→ **Record list**
----
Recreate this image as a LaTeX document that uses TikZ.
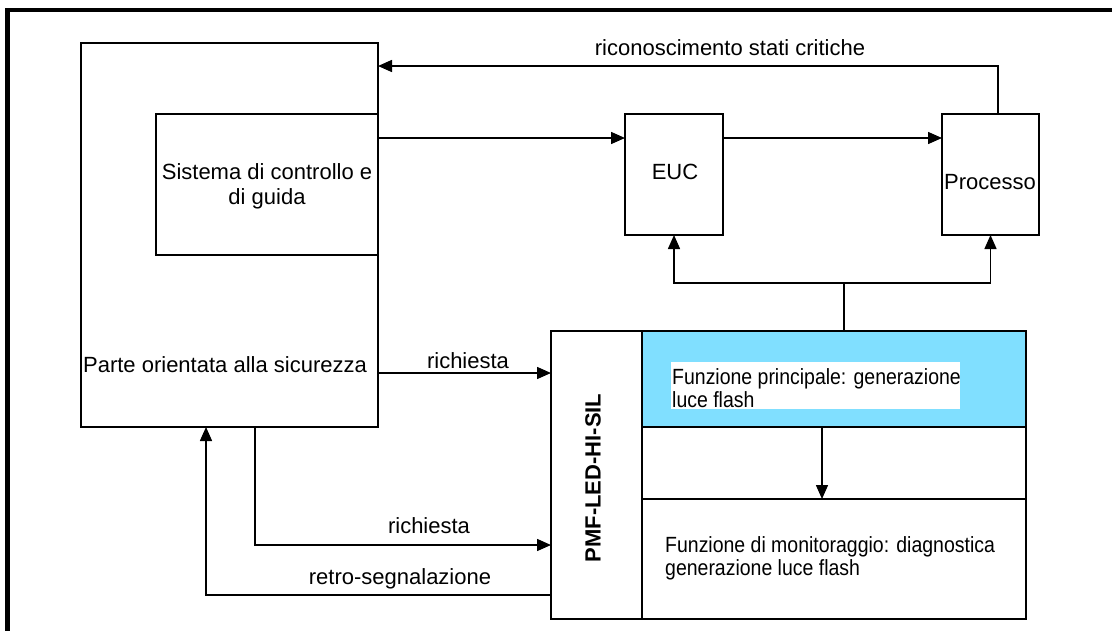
\documentclass[tikz,border=0pt]{standalone}
\usepackage{fontspec}
\setmainfont{Liberation Sans}
\newfontfamily\narrowsans{Liberation Sans}[FakeStretch=0.885]
\usetikzlibrary{arrows.meta}
\definecolor{funcblue}{RGB}{128,223,255}
\begin{document}
\begin{tikzpicture}[x=1pt,y=-1pt,
  box/.style={draw=black, line width=2pt, inner sep=0pt, outer sep=0pt, anchor=north west},
  lbl/.style={inner sep=0pt, anchor=base, font=\fontsize{22}{26}\selectfont},
  lbll/.style={inner sep=0pt, anchor=base west, font=\fontsize{22}{26}\narrowsans},
  conn/.style={line width=1.5pt, -{Triangle[length=14pt,width=12pt]}},
  plain/.style={line width=1.5pt},
]
\useasboundingbox (0,0) rectangle (1112,630);
\fill[white] (0,0) rectangle (1112,630);
% outer frame (only top and left visible)
\draw[line width=4.5pt] (7.5,640) -- (7.5,10) -- (1120,10);

% boxes
\node[box, minimum width=297pt, minimum height=384pt] (safety) at (81,43) {};
\node[box, minimum width=222pt, minimum height=141pt] (ctrl) at (156,114) {};
\node[box, minimum width=98pt, minimum height=121pt] (euc) at (625,114) {};
\node[box, minimum width=97pt, minimum height=121pt] (proc) at (942,114) {};
\node[box, minimum width=475pt, minimum height=288pt] (pmf) at (551,331) {};
\node[box, minimum width=91pt, minimum height=288pt] (pmflab) at (551,331) {};
\node[box, fill=funcblue, minimum width=384pt, minimum height=96pt] (main) at (642,331) {};
\node[box, minimum width=384pt, minimum height=72pt] (mid) at (642,427) {};
\node[box, minimum width=384pt, minimum height=120pt] (mon) at (642,499) {};
\node[fill=white, inner sep=0pt, anchor=north west, minimum width=289pt, minimum height=47pt] (mainbg) at (671,362) {};

% texts
\node[lbl] (tsafety) at (225,372) {Parte orientata alla sicurezza};
\node[lbl] (tctrl1) at (267,179) {Sistema di controllo e};
\node[lbl] (tctrl2) at (267,204) {di guida};
\node[lbl] (teuc) at (675,179) {EUC};
\node[lbl] (tproc) at (990,189) {Processo};
\node[inner sep=0pt, rotate=90, font=\fontsize{22}{26}\selectfont\bfseries] (tpmf) at (593,478) {PMF-LED-HI-SIL};
\node[lbll] (tmain1) at (672,384) {Funzione principale: generazione};
\node[lbll] (tmain2) at (672,407) {luce flash};
\node[lbll] (tmon1) at (665,552) {Funzione di monitoraggio: diagnostica};
\node[lbll] (tmon2) at (665,575) {generazione luce flash};
\node[lbl] (tcrit) at (730,55) {riconoscimento stati critiche};
\node[lbl] (treq1) at (468,368) {richiesta};
\node[lbl] (treq2) at (429,533) {richiesta};
\node[lbl] (tfb) at (400,584) {retro-segnalazione};

% connectors
\coordinate (crit) at (998,66);
\draw[conn] ([xshift=7.5pt]proc.north) -- (crit) -- (safety.east |- crit);
\coordinate (r1) at (500,138);
\draw[conn] (ctrl.east |- r1) -- (euc.west |- r1);
\draw[conn] (euc.east |- r1) -- (proc.west |- r1);
\coordinate (br) at (844,283);
\draw[plain] (pmf.north -| br) -- (br);
\draw[conn] (br) -| (euc.south);
\draw[conn] (br) -| (proc.south);
\coordinate (q1) at (460,373);
\draw[conn] (safety.east |- q1) -- (pmf.west |- q1);
\coordinate (q2) at (255,545);
\draw[conn] (safety.south -| q2) |- (pmf.west |- q2);
\coordinate (fb) at (206,595);
\draw[conn] (pmf.west |- fb) -| (safety.south -| fb);
\coordinate (dn) at (822,460);
\draw[conn] (main.south -| dn) -- (mon.north -| dn);
\end{tikzpicture}
\end{document}
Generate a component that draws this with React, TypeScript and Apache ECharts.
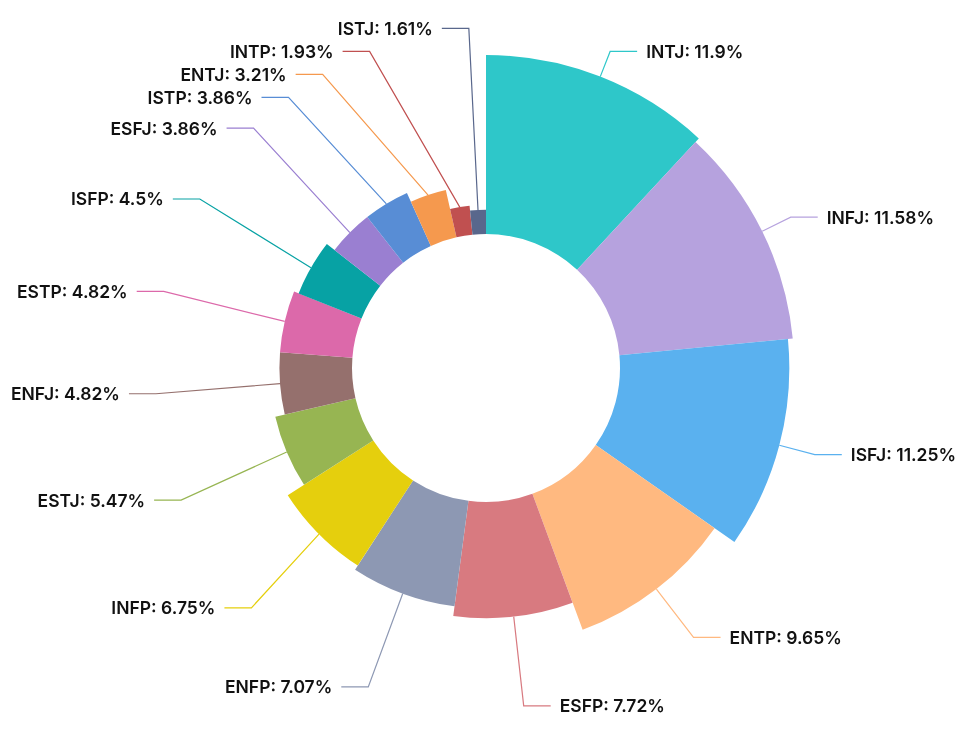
import React, { useEffect, useRef } from "react";
import * as echarts from "echarts";

const types = [
  "INTJ", "INFJ", "ISFJ", "ENTP", "ESFP", "ENFP", "INFP", "ESTJ",
  "ENFJ", "ESTP", "ISFP", "ESFJ", "ISTP", "ENTJ", "INTP", "ISTJ",
];
const counts = [37, 36, 35, 30, 24, 22, 21, 17, 15, 15, 14, 12, 12, 10, 6, 5];
const palette = [
  "#2ec7c9", "#b6a2de", "#5ab1ef", "#ffb980", "#d87a80", "#8d98b3",
  "#e5cf0d", "#97b552", "#95706d", "#dc69aa", "#07a2a4", "#9a7fd1",
  "#588dd5", "#f5994e", "#c05050", "#59678c",
];

export default function App() {
  const ref = useRef<HTMLDivElement>(null);
  useEffect(() => {
    if (!ref.current) return;
    const chart = echarts.init(ref.current, null, { renderer: "svg" });
    chart.setOption({
      animation: false,
      color: palette,
      series: [
        {
          type: "pie",
          roseType: "radius",
          center: [486, 368],
          radius: [134, 313],
          data: types.map((t, i) => ({ name: t, value: counts[i] })),
          label: {
            formatter: "{b}: {d}%",
            color: "#111",
            fontSize: 17.5,
            lineHeight: 21,
            fontWeight: 600,
            fontFamily: "Inter",
            distanceToLabelLine: 9,
          },
          labelLine: { length: 27, length2: 27, lineStyle: { width: 1.2 } },
        },
      ],
    });
    return () => chart.dispose();
  }, []);
  return (
    <div
      ref={ref}
      style={{ position: "fixed", left: 0, top: 0, width: 967, height: 732 }}
    />
  );
}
----
→ **Exercise**
Report how many lines of the listing above include the word "that". Say nothing but the number.

→ **Exercise solution**
2